Когда перед этим бойцы бросились в кибитку, то обнаружили только старую калмычку, которая бредила в тифу. Она тоже потом умрет, оставленная без помощи, потому что у Мужеля, Галагана и Григорова не было возможности ни взять ее с собой, ни вылечить.
Калмыцкая деталь в романе дана и в авторском обозначении мяса - маханина (1, с. 217), от калмыцкого слова «махн».
Другие безымянные калмыцкие персонажи - это похоронная команда, которую Максим увидел в селе Оленичеве. «Калмыки - мобилизованные санитарным врачом - шайками разъезжали по улицам, собирали мертвых на скрипучие арбы и свозили за село в ямы, в ямы валили великое урево мертвяков, заливая их известкой и присыпая песком» (1, с. 219).
Поэтому все бойцы их боялись. «В хату заглянул, как вестник смерти, калмык. Он улыбнулся жалкой, заморенной улыбкой и спросил:
- Дохла нету?
Застонали, заругались:
- Уйди, стерва. Уйди, гад. Мы еще живы!
Принялись кидать в него чем попало. Калмык зацепил багром мертвого, что лежал около самого порога, и уволок его» (1, с. 220).
В этом эпизоде писатель акцентирует несоответствие между невербальным и вербальным обращением инородца: жалкая, заморенная улыбка, означающая смирение перед ожидаемой реакцией людей, усталость от тяжкой обязанности собирать и хоронить мертвых, слабое знание чужого языка («Дохла нету?»). Калмык никак отвечает на ругань и действия, молча выполняя свою работу.
Артем Веселый не останавливается тут подробно на особенностях ментального отношения своих персонажей к смерти, подчеркивая общечеловеческое: естественный страх перед смертью и желание жить.
Калмыцкие топонимы в романе «Россия, кровью умытая» указаны несколько раз. Вначале Лагань. Позже командир бригады Иван Чернояров читает по карте: «Идем на Эргедин худук (колодец), Хахачин худук, Цубу, Булмука худук, Ыльцрин, Тюрмята ху-дук. Отсюда, старым чумацким шляхом, берем направление на Яшкуль, Улан Эрге, Элисту и выходим под Царицын на соединение с дивизией Стожарова.» (1, с. 234). И встречает возражение оставшихся с ним всадников, что не дойдут до Царицына, потому что «пятьсот верст дикой калмыцкой степи.» (1, с. 234), т.е. мало жилья и воды. В перечислении названий населенных пунктов автор дает в первом случае пояснение в скобках, что худук означает по-калмыцки колодец. Упоминаются в романе и ворованные дезертирами калмыцкие лошади (1, с. 420).

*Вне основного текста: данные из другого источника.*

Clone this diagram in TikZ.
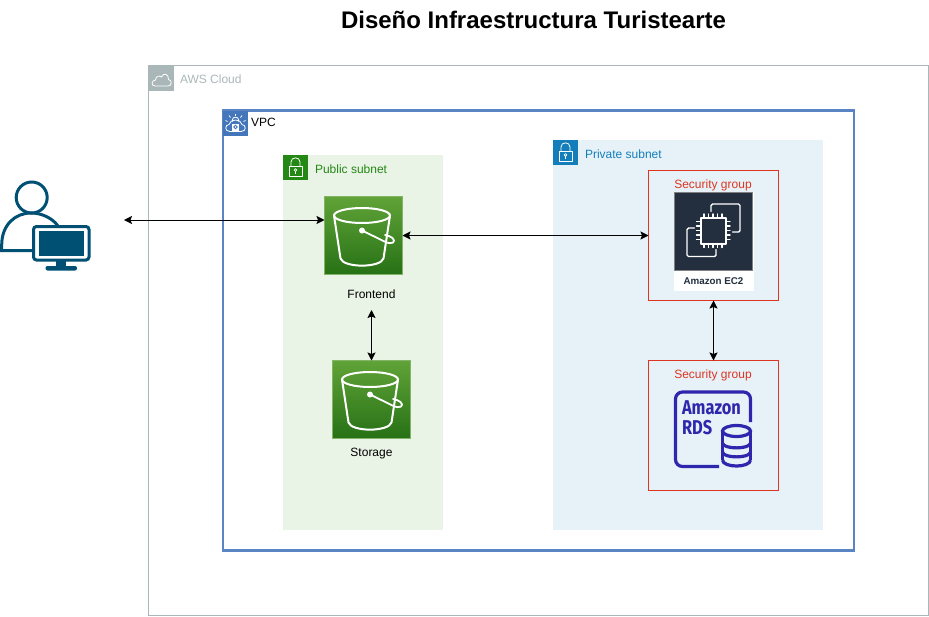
\documentclass[tikz,border=0pt]{standalone}
\usepackage{fontspec}
\setmainfont{Liberation Sans}
\newfontfamily\rdsfont[FakeStretch=0.82]{Fira Sans}
\usetikzlibrary{arrows.meta,positioning}
\definecolor{cloudgray}{HTML}{AAB7B8}
\definecolor{vpcblue}{HTML}{5B84C4}
\definecolor{vpchead}{HTML}{4376BB}
\definecolor{pubgreen}{HTML}{248814}
\definecolor{pubfill}{HTML}{E9F3E6}
\definecolor{privblue}{HTML}{147EBA}
\definecolor{privfill}{HTML}{E6F2F8}
\definecolor{sgred}{HTML}{DD3522}
\definecolor{ecdark}{HTML}{232F3E}
\definecolor{rdsblue}{HTML}{2E27AD}
\definecolor{userblue}{HTML}{005073}
\definecolor{s3top}{HTML}{60A337}
\definecolor{s3bot}{HTML}{277116}
\definecolor{s3line}{HTML}{82B366}
\tikzset{
  x=1pt,y=-1pt,
  every node/.style={font=\fontsize{12}{14}\selectfont,inner sep=0pt,outer sep=0pt},
  >={Stealth[length=8pt,width=8pt,inset=1.5pt]},
  conn/.style={<->,black,line width=1pt},
  area/.style={anchor=north west,rectangle},
  headbox/.style={anchor=north west,rectangle,minimum width=25pt,minimum height=25pt},
  lab/.style={anchor=west},
  sgbox/.style={area,draw=sgred,line width=1pt,fill=none,minimum width=130pt,minimum height=130pt},
  sglab/.style={text=sgred},
  s3/.style={area,draw=s3line,line width=.8pt,top color=s3top,bottom color=s3bot,minimum width=78pt,minimum height=78pt},
  icon/.style={white,line width=2pt,line join=round,line cap=round},
  thinicon/.style={white,line width=.8pt,line join=round},
  lockpic/.pic={
    \draw[thinicon] (6,11) rectangle (19,21.5);
    \draw[thinicon] (8,11) -- (8,7) .. controls (8,1.5) and (17,1.5) .. (17,7) -- (17,11);
    \draw[thinicon] (12.5,15) circle (1.4);
    \draw[thinicon] (12.5,16.4) -- (12.5,19);
  },
  bucketpic/.pic={
    \draw[icon] (37.5,19) ellipse (28 and 7.5);
    \draw[icon] (9.5,19) -- (16,62) .. controls (19,71.5) and (56,71.5) .. (59,62) -- (65.5,19);
    \fill[white] (37.5,34) circle (3);
    \draw[icon,line width=1.8pt] (37.5,34) -- (60,45) .. controls (68,49) and (72,45) .. (68,41.5) .. controls (66.5,40.2) and (63,38.8) .. (60.5,38.5);
  }
}
\begin{document}
\begin{tikzpicture}
\useasboundingbox (0,0) rectangle (929,616);
% title
\node[font=\bfseries\fontsize{24}{28}\selectfont] (title) at (533.5,20) {Diseño Infraestructura Turistearte};
% AWS Cloud
\node[area,draw=cloudgray,line width=1pt,minimum width=780pt,minimum height=550pt] (aws) at (148.5,65.5) {};
\node[headbox,fill=cloudgray] (awshead) at (148.5,65.5) {};
\draw[white,line width=.8pt,line join=round] (155,86) .. controls (151,86) and (151,80.5) .. (155.5,80)
  .. controls (155.5,76) and (160,75) .. (161.5,77) .. controls (163,72.5) and (169,73.5) .. (168.5,79.5)
  .. controls (172.5,80) and (172,86) .. (168,86) -- cycle;
\node[lab,text=cloudgray] (awslab) at (180,79) {AWS Cloud};
% VPC
\node[area,draw=vpcblue,line width=2.4pt,minimum width=631pt,minimum height=440pt] (vpc) at (223,110.5) {};
\node[headbox,fill=vpchead] (vpchd) at (223,110.5) {};
\begin{scope}[shift={(223,110.5)}]
  \draw[thinicon] (7,21) .. controls (1,21) and (2,14) .. (6,14) .. controls (7,8) and (18,8) .. (19,14) .. controls (23,14) and (24,21) .. (18,21) -- cycle;
  \fill[white] (9,13) rectangle (16,20);
  \draw[vpchead,line width=.8pt] (12.5,16.5) circle (1.8);
  \draw[thinicon] (9.5,11) -- (9.5,9) .. controls (9.5,6) and (15.5,6) .. (15.5,9) -- (15.5,11);
  \foreach \a/\b/\c/\d in {12.5/3/12.5/5.5, 6/5/7.5/7, 19/5/17.5/7, 2.5/10/4.5/11, 22.5/10/20.5/11}
    \draw[thinicon] (\a,\b) -- (\c,\d);
\end{scope}
\node[lab] (vpclab) at (251,122) {VPC};
% Public subnet
\node[area,fill=pubfill,minimum width=160pt,minimum height=375pt] (pub) at (283,155) {};
\node[headbox,fill=pubgreen] (pubhd) at (283,155) {};
\pic at (283,155) {lockpic};
\node[lab,text=pubgreen] (publab) at (315,169) {Public subnet};
% Private subnet
\node[area,fill=privfill,minimum width=270pt,minimum height=390pt] (priv) at (553,140) {};
\node[headbox,fill=privblue] (privhd) at (553,140) {};
\pic at (553,140) {lockpic};
\node[lab,text=privblue] (privlab) at (585,154) {Private subnet};
% Security groups
\node[sgbox] (sg1) at (648.5,170.5) {};
\node[sglab] (sg1lab) at (713,185) {Security group};
\node[sgbox] (sg2) at (648.5,360.5) {};
\node[sglab] (sg2lab) at (713,375) {Security group};
% S3
\node[s3] (frontend) at (324.5,196.5) {};
\pic at (324.5,196.5) {bucketpic};
\node (frontlab) at (371.5,294.5) {Frontend};
\node[s3] (storage) at (332.5,360.5) {};
\pic at (332.5,360.5) {bucketpic};
\node (storlab) at (371.5,454) {Storage};
% EC2
\node[area,fill=white,minimum width=80pt,minimum height=99pt] (ecback) at (673.5,191.5) {};
\node[area,fill=ecdark,draw=gray,line width=.6pt,minimum width=78pt,minimum height=78pt] (ec2) at (674.5,192.5) {};
\node[font=\bfseries\fontsize{9.8}{11}\selectfont,text=ecdark] (eclab) at (713.5,281) {Amazon EC2};
\begin{scope}[shift={(674.5,192.5)},white,line width=1.4pt,line join=round,line cap=round]
  \draw[rounded corners=1.5pt] (36.5,19) -- (36.5,11.5) -- (65.5,11.5) -- (65.5,39.5) -- (58,39.5);
  \draw[rounded corners=1.5pt] (20,35.5) -- (12.5,35.5) -- (12.5,64) -- (41.5,64) -- (41.5,57);
  \draw[line width=2pt] (26,25.5) rectangle (51.5,51);
  \foreach \t in {29.5,34,38.5,43,47.5}{
    \draw (\t,21.5) -- (\t,25.5);
    \draw (\t,51) -- (\t,55);
    \draw (22,\t-0.5) -- (26,\t-0.5);
    \draw (51.5,\t-0.5) -- (55.5,\t-0.5);
  }
\end{scope}
% RDS
\begin{scope}[rdsblue,line width=3.2pt,line cap=butt]
  \draw[rounded corners=7pt] (719,466.5) -- (675.5,466.5) -- (675.5,392) -- (750.5,392) -- (750.5,422);
  \draw (722.5,431) -- (722.5,460);
  \draw (750.5,431) -- (750.5,460);
  \draw (736.5,431) ellipse (14 and 5.5);
  \draw (722.5,443) .. controls (723,449.5) and (750,449.5) .. (750.5,443);
  \draw (722.5,452) .. controls (723,458.5) and (750,458.5) .. (750.5,452);
  \draw (722.5,460) .. controls (723,468) and (750,468) .. (750.5,460);
\end{scope}
\node[anchor=west,text=rdsblue,font=\rdsfont\bfseries\fontsize{20}{22}\selectfont] (rds1) at (682,407.5) {Amazon};
\node[anchor=west,text=rdsblue,font=\rdsfont\bfseries\fontsize{20}{22}\selectfont] (rds2) at (682,427.5) {RDS};
% User
\node[rectangle,minimum width=124pt,minimum height=80pt,anchor=north west] (user) at (0,180) {};
\begin{scope}[userblue]
  \draw[line width=3pt] (31.7,197.5) circle (15.5);
  \draw[line width=3pt] (33,250.5) -- (1.7,250.5) -- (1.7,245) .. controls (1.7,225) and (15,213) .. (31,213) .. controls (43,213) and (53,219) .. (58,226);
  \filldraw[fill=white,draw=userblue,line width=3pt,rounded corners=3pt] (33.5,226.5) rectangle (89,260);
  \fill (39,231) rectangle (83.5,256);
  \fill (56,261) rectangle (66,267);
  \fill[rounded corners=2pt] (45.5,266) rectangle (77,270.5);
\end{scope}
% connectors
\draw[conn] (user.east) -- (frontend.west |- user.east);
\draw[conn] (frontend.east) -- (sg1.west |- frontend.east);
\coordinate (frontdown) at (371.5,310);
\draw[conn] (frontdown) -- (storage.north -| frontdown);
\draw[conn] (sg1.south) -- (sg2.north);
\end{tikzpicture}
\end{document}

Следовательно, калмыцкая тема в исследуемой нами прозе Артема Веселого дана фрагментарно как в рассказе, так и в романе, являя определенную осведомленность автора в жизни и культуре калмыцкого народа.
Список литературы
1. Веселый А. Россия, кровью умытая // Веселый А. Избранная проза. - Л.: Ле-низдат, 1983. - С. 5-452.
2. Веселый А. Седая песня // Веселый А. Избранная проза. - Л.: Лениздат 1983. - С. 504-520.
3. Даль В. Бачка // Даль В. Толковый словарь живого великорусского языка: в 4 т. Т. I: А - З. - М.: Гос. изд-во иностранных и национальных словарей, 1955. - С. 56.
4. Монраев М. У Калмыцкие личные имена (семантика). Изд. 3-е, перераб. и доп.
- На рус. и калм. яз. - Элиста: АУ РК «Издательский Дом «Герел», 2012. - 255 с.
5. Серафимович А. Степные люди // Серафимович А. Сочинения: В 2-х т. Т. 1. Рассказы и повести. 1889-1913; Город в степи: Роман / Сост., вступ. ст., примеч. В. М. Акимова. - Л.: Худож. лит., 1985. - С. 29-49.
6. Ханинова Р. М. Старая калмычка в сюжете рассказа А. Серафимовича «Степные люди» // Ханинова Р. М., Вяткина Е. А., Иванова Д. А. Рецепция и репрезентация калмыцкой культуры в русской литературе XIX - XX веков: учеб. пособие. - Элиста: Изд-во Калм. ун-та, 2013. - С. 93-104.